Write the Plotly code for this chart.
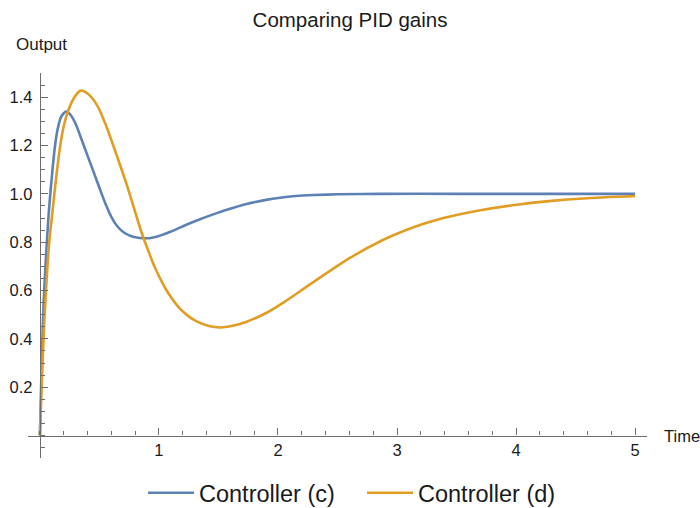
import plotly.graph_objects as go

# Controller (c) step response
t_c = [0, 0.01, 0.02, 0.03, 0.04, 0.056, 0.07, 0.084, 0.10, 0.126, 0.15, 0.18, 0.224, 0.26,
       0.30, 0.35, 0.40, 0.45, 0.50, 0.55, 0.60, 0.65, 0.70, 0.75, 0.80, 0.897, 1.0, 1.12,
       1.23, 1.345, 1.456, 1.57, 1.737, 1.90, 2.017, 2.15, 2.30, 2.5, 2.86, 3.5, 4.0, 4.5, 5.0]
y_c = [0, 0.20, 0.38, 0.53, 0.64, 0.78, 0.89, 0.98, 1.07, 1.195, 1.27, 1.32, 1.34, 1.325,
       1.29, 1.225, 1.158, 1.092, 1.025, 0.96, 0.905, 0.866, 0.842, 0.828, 0.82, 0.816, 0.826,
       0.848, 0.872, 0.895, 0.915, 0.934, 0.958, 0.975, 0.984, 0.991, 0.995, 0.998, 1.0,
       1.0, 1.0, 1.0, 1.0]

# Controller (d) step response
t_d = [0, 0.014, 0.036, 0.056, 0.078, 0.10, 0.126, 0.168, 0.20, 0.238, 0.29, 0.342, 0.40,
       0.476, 0.55, 0.616, 0.68, 0.728, 0.80, 0.854, 0.91, 0.966, 1.065, 1.176, 1.25, 1.317,
       1.42, 1.513, 1.62, 1.737, 1.905, 2.045, 2.297, 2.605, 2.885, 3.025, 3.25, 3.445, 3.7,
       4.006, 4.3, 4.566, 5.0]
y_d = [0, 0.19, 0.465, 0.64, 0.80, 0.90, 1.02, 1.19, 1.28, 1.345, 1.40, 1.427, 1.415,
       1.37, 1.29, 1.20, 1.11, 1.04, 0.925, 0.84, 0.765, 0.695, 0.60, 0.525, 0.493, 0.472,
       0.453, 0.447, 0.454, 0.471, 0.508, 0.55, 0.635, 0.735, 0.81, 0.84, 0.88, 0.906, 0.932,
       0.955, 0.971, 0.981, 0.991]

names = ["Controller (c)", "Controller (d)"]
colors = ["#5E81B5", "#E19C24"]

x_ticks = [1, 2, 3, 4, 5]
y_ticks = [0.2, 0.4, 0.6, 0.8, 1.0, 1.2, 1.4]

x_range = [-0.1, 5.1]
y_range = [-0.093, 1.5]

fig = go.Figure()
for t, y, n, c, lg in [(t_c, y_c, names[0], colors[0], "legend"),
                       (t_d, y_d, names[1], colors[1], "legend2")]:
    fig.add_trace(go.Scatter(x=t, y=y, mode="lines", name=n, legend=lg,
                             line=dict(color=c, width=2.6, shape="spline", smoothing=0.8)))

axis_col = "#6e6e6e"
font_family = "Liberation Sans, Arial, sans-serif"
txt_col = "#1a1a1a"

legend_common = dict(orientation="h", xref="container", yref="container",
                     xanchor="left", y=1 - 493 / 508, yanchor="middle",
                     font=dict(size=23.5, color=txt_col), itemwidth=46,
                     bgcolor="rgba(0,0,0,0)")

fig.update_layout(
    width=700, height=508,
    margin=dict(l=28, r=53, t=73, b=50, autoexpand=False),
    plot_bgcolor="white", paper_bgcolor="white",
    font=dict(family=font_family, color=txt_col, size=16),
    title=dict(text="Comparing PID gains", x=0.5, xanchor="center",
               y=1 - 20 / 508, yanchor="middle", yref="container",
               font=dict(size=20.5, color=txt_col)),
    showlegend=True,
    legend=dict(x=143 / 700, **legend_common),
    legend2=dict(x=362 / 700, **legend_common),
    xaxis=dict(range=x_range, showgrid=False, zeroline=False,
               showline=True, linecolor=axis_col, linewidth=1.2,
               anchor="free", position=(0 - y_range[0]) / (y_range[1] - y_range[0]),
               tickmode="array", tickvals=x_ticks, ticktext=[str(v) for v in x_ticks],
               ticks="inside", ticklen=7, tickcolor=axis_col, tickwidth=1,
               minor=dict(dtick=0.2, tick0=0, ticks="inside", ticklen=4,
                          tickcolor=axis_col, tickwidth=1),
               tickfont=dict(size=16.5, color=txt_col)),
    yaxis=dict(range=y_range, showgrid=False, zeroline=False,
               showline=True, linecolor=axis_col, linewidth=1.2,
               anchor="free", position=(0 - x_range[0]) / (x_range[1] - x_range[0]),
               tickmode="array", tickvals=y_ticks, ticktext=["%.1f" % v for v in y_ticks],
               ticks="inside", ticklen=7, tickcolor=axis_col, tickwidth=1,
               ticklabelstandoff=4,
               minor=dict(dtick=0.05, tick0=0, ticks="inside", ticklen=4,
                          tickcolor=axis_col, tickwidth=1),
               tickfont=dict(size=16.5, color=txt_col)),
    annotations=[
        dict(text="Output", xref="paper", yref="paper", x=-14 / 619, y=1 + 28 / 385,
             xanchor="left", yanchor="middle", showarrow=False,
             font=dict(size=17, color=txt_col)),
        dict(text="Time", xref="paper", yref="paper", x=1 + 15 / 619,
             y=(0 - y_range[0]) / (y_range[1] - y_range[0]),
             xanchor="left", yanchor="middle", showarrow=False,
             font=dict(size=16.5, color=txt_col)),
    ],
)

fig.write_html("out.html", config={"displayModeBar": False},
               post_script="document.body.style.margin='0';document.body.style.overflow='hidden';")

=======

▶ [JOB]
Restate the data above word for word. Do not include the images.

▶ [RESULT]
Write the Plotly code for this chart.
import plotly.graph_objects as go

# Controller (c) step response
t_c = [0, 0.01, 0.02, 0.03, 0.04, 0.056, 0.07, 0.084, 0.10, 0.126, 0.15, 0.18, 0.224, 0.26,
       0.30, 0.35, 0.40, 0.45, 0.50, 0.55, 0.60, 0.65, 0.70, 0.75, 0.80, 0.897, 1.0, 1.12,
       1.23, 1.345, 1.456, 1.57, 1.737, 1.90, 2.017, 2.15, 2.30, 2.5, 2.86, 3.5, 4.0, 4.5, 5.0]
y_c = [0, 0.20, 0.38, 0.53, 0.64, 0.78, 0.89, 0.98, 1.07, 1.195, 1.27, 1.32, 1.34, 1.325,
       1.29, 1.225, 1.158, 1.092, 1.025, 0.96, 0.905, 0.866, 0.842, 0.828, 0.82, 0.816, 0.826,
       0.848, 0.872, 0.895, 0.915, 0.934, 0.958, 0.975, 0.984, 0.991, 0.995, 0.998, 1.0,
       1.0, 1.0, 1.0, 1.0]

# Controller (d) step response
t_d = [0, 0.014, 0.036, 0.056, 0.078, 0.10, 0.126, 0.168, 0.20, 0.238, 0.29, 0.342, 0.40,
       0.476, 0.55, 0.616, 0.68, 0.728, 0.80, 0.854, 0.91, 0.966, 1.065, 1.176, 1.25, 1.317,
       1.42, 1.513, 1.62, 1.737, 1.905, 2.045, 2.297, 2.605, 2.885, 3.025, 3.25, 3.445, 3.7,
       4.006, 4.3, 4.566, 5.0]
y_d = [0, 0.19, 0.465, 0.64, 0.80, 0.90, 1.02, 1.19, 1.28, 1.345, 1.40, 1.427, 1.415,
       1.37, 1.29, 1.20, 1.11, 1.04, 0.925, 0.84, 0.765, 0.695, 0.60, 0.525, 0.493, 0.472,
       0.453, 0.447, 0.454, 0.471, 0.508, 0.55, 0.635, 0.735, 0.81, 0.84, 0.88, 0.906, 0.932,
       0.955, 0.971, 0.981, 0.991]

names = ["Controller (c)", "Controller (d)"]
colors = ["#5E81B5", "#E19C24"]

x_ticks = [1, 2, 3, 4, 5]
y_ticks = [0.2, 0.4, 0.6, 0.8, 1.0, 1.2, 1.4]

x_range = [-0.1, 5.1]
y_range = [-0.093, 1.5]

fig = go.Figure()
for t, y, n, c, lg in [(t_c, y_c, names[0], colors[0], "legend"),
                       (t_d, y_d, names[1], colors[1], "legend2")]:
    fig.add_trace(go.Scatter(x=t, y=y, mode="lines", name=n, legend=lg,
                             line=dict(color=c, width=2.6, shape="spline", smoothing=0.8)))

axis_col = "#6e6e6e"
font_family = "Liberation Sans, Arial, sans-serif"
txt_col = "#1a1a1a"

legend_common = dict(orientation="h", xref="container", yref="container",
                     xanchor="left", y=1 - 493 / 508, yanchor="middle",
                     font=dict(size=23.5, color=txt_col), itemwidth=46,
                     bgcolor="rgba(0,0,0,0)")

fig.update_layout(
    width=700, height=508,
    margin=dict(l=28, r=53, t=73, b=50, autoexpand=False),
    plot_bgcolor="white", paper_bgcolor="white",
    font=dict(family=font_family, color=txt_col, size=16),
    title=dict(text="Comparing PID gains", x=0.5, xanchor="center",
               y=1 - 20 / 508, yanchor="middle", yref="container",
               font=dict(size=20.5, color=txt_col)),
    showlegend=True,
    legend=dict(x=143 / 700, **legend_common),
    legend2=dict(x=362 / 700, **legend_common),
    xaxis=dict(range=x_range, showgrid=False, zeroline=False,
               showline=True, linecolor=axis_col, linewidth=1.2,
               anchor="free", position=(0 - y_range[0]) / (y_range[1] - y_range[0]),
               tickmode="array", tickvals=x_ticks, ticktext=[str(v) for v in x_ticks],
               ticks="inside", ticklen=7, tickcolor=axis_col, tickwidth=1,
               minor=dict(dtick=0.2, tick0=0, ticks="inside", ticklen=4,
                          tickcolor=axis_col, tickwidth=1),
               tickfont=dict(size=16.5, color=txt_col)),
    yaxis=dict(range=y_range, showgrid=False, zeroline=False,
               showline=True, linecolor=axis_col, linewidth=1.2,
               anchor="free", position=(0 - x_range[0]) / (x_range[1] - x_range[0]),
               tickmode="array", tickvals=y_ticks, ticktext=["%.1f" % v for v in y_ticks],
               ticks="inside", ticklen=7, tickcolor=axis_col, tickwidth=1,
               ticklabelstandoff=4,
               minor=dict(dtick=0.05, tick0=0, ticks="inside", ticklen=4,
                          tickcolor=axis_col, tickwidth=1),
               tickfont=dict(size=16.5, color=txt_col)),
    annotations=[
        dict(text="Output", xref="paper", yref="paper", x=-14 / 619, y=1 + 28 / 385,
             xanchor="left", yanchor="middle", showarrow=False,
             font=dict(size=17, color=txt_col)),
        dict(text="Time", xref="paper", yref="paper", x=1 + 15 / 619,
             y=(0 - y_range[0]) / (y_range[1] - y_range[0]),
             xanchor="left", yanchor="middle", showarrow=False,
             font=dict(size=16.5, color=txt_col)),
    ],
)

fig.write_html("out.html", config={"displayModeBar": False},
               post_script="document.body.style.margin='0';document.body.style.overflow='hidden';")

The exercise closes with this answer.